═══ DATA PROVIDED

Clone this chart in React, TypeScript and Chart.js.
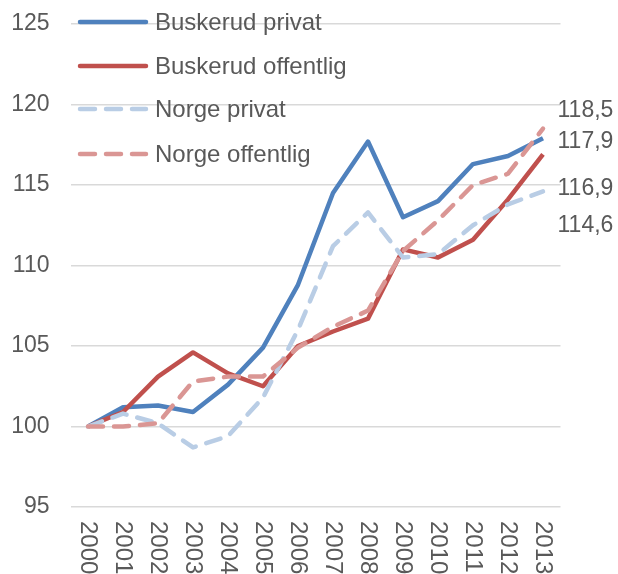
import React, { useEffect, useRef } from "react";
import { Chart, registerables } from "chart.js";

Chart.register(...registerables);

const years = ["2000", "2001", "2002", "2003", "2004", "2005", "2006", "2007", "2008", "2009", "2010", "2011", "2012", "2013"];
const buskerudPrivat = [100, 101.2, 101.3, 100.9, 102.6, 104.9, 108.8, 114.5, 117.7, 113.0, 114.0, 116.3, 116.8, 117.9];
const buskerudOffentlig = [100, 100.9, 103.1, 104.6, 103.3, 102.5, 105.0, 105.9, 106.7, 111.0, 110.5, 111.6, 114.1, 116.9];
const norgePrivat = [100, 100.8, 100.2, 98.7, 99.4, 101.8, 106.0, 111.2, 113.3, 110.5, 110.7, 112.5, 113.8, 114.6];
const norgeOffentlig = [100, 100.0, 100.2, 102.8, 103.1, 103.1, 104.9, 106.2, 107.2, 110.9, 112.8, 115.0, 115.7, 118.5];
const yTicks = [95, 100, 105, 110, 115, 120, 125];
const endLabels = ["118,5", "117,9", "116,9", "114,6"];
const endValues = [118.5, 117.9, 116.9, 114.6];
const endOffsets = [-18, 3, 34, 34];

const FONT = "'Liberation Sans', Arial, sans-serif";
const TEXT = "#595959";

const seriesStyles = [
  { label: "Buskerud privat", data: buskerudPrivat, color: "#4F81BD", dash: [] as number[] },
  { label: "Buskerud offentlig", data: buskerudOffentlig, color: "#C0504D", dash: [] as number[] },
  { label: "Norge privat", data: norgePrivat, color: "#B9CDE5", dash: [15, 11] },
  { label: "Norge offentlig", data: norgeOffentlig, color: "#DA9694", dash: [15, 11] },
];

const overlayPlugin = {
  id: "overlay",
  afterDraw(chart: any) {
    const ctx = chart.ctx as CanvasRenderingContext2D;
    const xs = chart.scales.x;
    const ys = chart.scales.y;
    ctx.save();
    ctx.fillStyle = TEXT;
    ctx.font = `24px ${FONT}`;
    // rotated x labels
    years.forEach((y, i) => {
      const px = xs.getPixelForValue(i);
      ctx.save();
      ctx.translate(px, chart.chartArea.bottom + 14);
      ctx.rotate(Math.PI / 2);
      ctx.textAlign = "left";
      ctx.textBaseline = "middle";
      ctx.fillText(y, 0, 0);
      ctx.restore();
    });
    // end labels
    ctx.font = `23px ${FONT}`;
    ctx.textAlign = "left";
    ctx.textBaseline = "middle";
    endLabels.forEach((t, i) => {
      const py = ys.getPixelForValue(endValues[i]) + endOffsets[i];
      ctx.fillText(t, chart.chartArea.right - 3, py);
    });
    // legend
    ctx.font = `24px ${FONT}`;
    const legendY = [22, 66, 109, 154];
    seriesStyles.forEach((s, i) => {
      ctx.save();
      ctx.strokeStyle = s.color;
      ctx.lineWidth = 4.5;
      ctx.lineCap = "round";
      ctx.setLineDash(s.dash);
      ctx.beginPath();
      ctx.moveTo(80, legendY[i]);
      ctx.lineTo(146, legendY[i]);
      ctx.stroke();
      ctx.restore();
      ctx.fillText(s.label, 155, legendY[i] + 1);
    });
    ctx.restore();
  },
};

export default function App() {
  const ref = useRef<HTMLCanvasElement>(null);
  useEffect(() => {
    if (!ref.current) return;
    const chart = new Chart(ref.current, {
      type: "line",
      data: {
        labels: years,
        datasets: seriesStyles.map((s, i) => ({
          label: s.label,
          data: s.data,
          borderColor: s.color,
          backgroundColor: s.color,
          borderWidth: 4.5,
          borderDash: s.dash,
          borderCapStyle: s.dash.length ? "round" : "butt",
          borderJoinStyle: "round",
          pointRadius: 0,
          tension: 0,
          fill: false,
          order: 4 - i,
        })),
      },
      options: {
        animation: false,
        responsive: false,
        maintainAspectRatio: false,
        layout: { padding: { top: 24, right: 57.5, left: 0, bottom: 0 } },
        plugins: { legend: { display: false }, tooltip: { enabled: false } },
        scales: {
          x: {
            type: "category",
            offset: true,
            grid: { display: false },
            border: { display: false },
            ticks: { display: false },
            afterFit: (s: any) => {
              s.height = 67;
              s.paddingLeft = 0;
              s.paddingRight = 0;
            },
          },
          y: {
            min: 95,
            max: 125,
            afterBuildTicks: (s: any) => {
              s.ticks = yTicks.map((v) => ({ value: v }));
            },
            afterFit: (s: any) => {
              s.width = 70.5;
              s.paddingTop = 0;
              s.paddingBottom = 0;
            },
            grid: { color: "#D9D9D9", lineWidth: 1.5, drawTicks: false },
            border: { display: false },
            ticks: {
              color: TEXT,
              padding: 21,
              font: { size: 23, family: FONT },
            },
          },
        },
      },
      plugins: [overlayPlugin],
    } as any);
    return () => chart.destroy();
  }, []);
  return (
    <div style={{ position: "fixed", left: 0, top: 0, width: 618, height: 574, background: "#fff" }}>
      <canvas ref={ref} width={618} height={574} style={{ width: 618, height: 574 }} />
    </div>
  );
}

══════

## GIVEN EXERCISE
All the lines above are to be reproduced exactly, except the pictures.

## ANSWER TO THIS PROBLEM
Clone this chart in React, TypeScript and Chart.js.
import React, { useEffect, useRef } from "react";
import { Chart, registerables } from "chart.js";

Chart.register(...registerables);

const years = ["2000", "2001", "2002", "2003", "2004", "2005", "2006", "2007", "2008", "2009", "2010", "2011", "2012", "2013"];
const buskerudPrivat = [100, 101.2, 101.3, 100.9, 102.6, 104.9, 108.8, 114.5, 117.7, 113.0, 114.0, 116.3, 116.8, 117.9];
const buskerudOffentlig = [100, 100.9, 103.1, 104.6, 103.3, 102.5, 105.0, 105.9, 106.7, 111.0, 110.5, 111.6, 114.1, 116.9];
const norgePrivat = [100, 100.8, 100.2, 98.7, 99.4, 101.8, 106.0, 111.2, 113.3, 110.5, 110.7, 112.5, 113.8, 114.6];
const norgeOffentlig = [100, 100.0, 100.2, 102.8, 103.1, 103.1, 104.9, 106.2, 107.2, 110.9, 112.8, 115.0, 115.7, 118.5];
const yTicks = [95, 100, 105, 110, 115, 120, 125];
const endLabels = ["118,5", "117,9", "116,9", "114,6"];
const endValues = [118.5, 117.9, 116.9, 114.6];
const endOffsets = [-18, 3, 34, 34];

const FONT = "'Liberation Sans', Arial, sans-serif";
const TEXT = "#595959";

const seriesStyles = [
  { label: "Buskerud privat", data: buskerudPrivat, color: "#4F81BD", dash: [] as number[] },
  { label: "Buskerud offentlig", data: buskerudOffentlig, color: "#C0504D", dash: [] as number[] },
  { label: "Norge privat", data: norgePrivat, color: "#B9CDE5", dash: [15, 11] },
  { label: "Norge offentlig", data: norgeOffentlig, color: "#DA9694", dash: [15, 11] },
];

const overlayPlugin = {
  id: "overlay",
  afterDraw(chart: any) {
    const ctx = chart.ctx as CanvasRenderingContext2D;
    const xs = chart.scales.x;
    const ys = chart.scales.y;
    ctx.save();
    ctx.fillStyle = TEXT;
    ctx.font = `24px ${FONT}`;
    // rotated x labels
    years.forEach((y, i) => {
      const px = xs.getPixelForValue(i);
      ctx.save();
      ctx.translate(px, chart.chartArea.bottom + 14);
      ctx.rotate(Math.PI / 2);
      ctx.textAlign = "left";
      ctx.textBaseline = "middle";
      ctx.fillText(y, 0, 0);
      ctx.restore();
    });
    // end labels
    ctx.font = `23px ${FONT}`;
    ctx.textAlign = "left";
    ctx.textBaseline = "middle";
    endLabels.forEach((t, i) => {
      const py = ys.getPixelForValue(endValues[i]) + endOffsets[i];
      ctx.fillText(t, chart.chartArea.right - 3, py);
    });
    // legend
    ctx.font = `24px ${FONT}`;
    const legendY = [22, 66, 109, 154];
    seriesStyles.forEach((s, i) => {
      ctx.save();
      ctx.strokeStyle = s.color;
      ctx.lineWidth = 4.5;
      ctx.lineCap = "round";
      ctx.setLineDash(s.dash);
      ctx.beginPath();
      ctx.moveTo(80, legendY[i]);
      ctx.lineTo(146, legendY[i]);
      ctx.stroke();
      ctx.restore();
      ctx.fillText(s.label, 155, legendY[i] + 1);
    });
    ctx.restore();
  },
};

export default function App() {
  const ref = useRef<HTMLCanvasElement>(null);
  useEffect(() => {
    if (!ref.current) return;
    const chart = new Chart(ref.current, {
      type: "line",
      data: {
        labels: years,
        datasets: seriesStyles.map((s, i) => ({
          label: s.label,
          data: s.data,
          borderColor: s.color,
          backgroundColor: s.color,
          borderWidth: 4.5,
          borderDash: s.dash,
          borderCapStyle: s.dash.length ? "round" : "butt",
          borderJoinStyle: "round",
          pointRadius: 0,
          tension: 0,
          fill: false,
          order: 4 - i,
        })),
      },
      options: {
        animation: false,
        responsive: false,
        maintainAspectRatio: false,
        layout: { padding: { top: 24, right: 57.5, left: 0, bottom: 0 } },
        plugins: { legend: { display: false }, tooltip: { enabled: false } },
        scales: {
          x: {
            type: "category",
            offset: true,
            grid: { display: false },
            border: { display: false },
            ticks: { display: false },
            afterFit: (s: any) => {
              s.height = 67;
              s.paddingLeft = 0;
              s.paddingRight = 0;
            },
          },
          y: {
            min: 95,
            max: 125,
            afterBuildTicks: (s: any) => {
              s.ticks = yTicks.map((v) => ({ value: v }));
            },
            afterFit: (s: any) => {
              s.width = 70.5;
              s.paddingTop = 0;
              s.paddingBottom = 0;
            },
            grid: { color: "#D9D9D9", lineWidth: 1.5, drawTicks: false },
            border: { display: false },
            ticks: {
              color: TEXT,
              padding: 21,
              font: { size: 23, family: FONT },
            },
          },
        },
      },
      plugins: [overlayPlugin],
    } as any);
    return () => chart.destroy();
  }, []);
  return (
    <div style={{ position: "fixed", left: 0, top: 0, width: 618, height: 574, background: "#fff" }}>
      <canvas ref={ref} width={618} height={574} style={{ width: 618, height: 574 }} />
    </div>
  );
}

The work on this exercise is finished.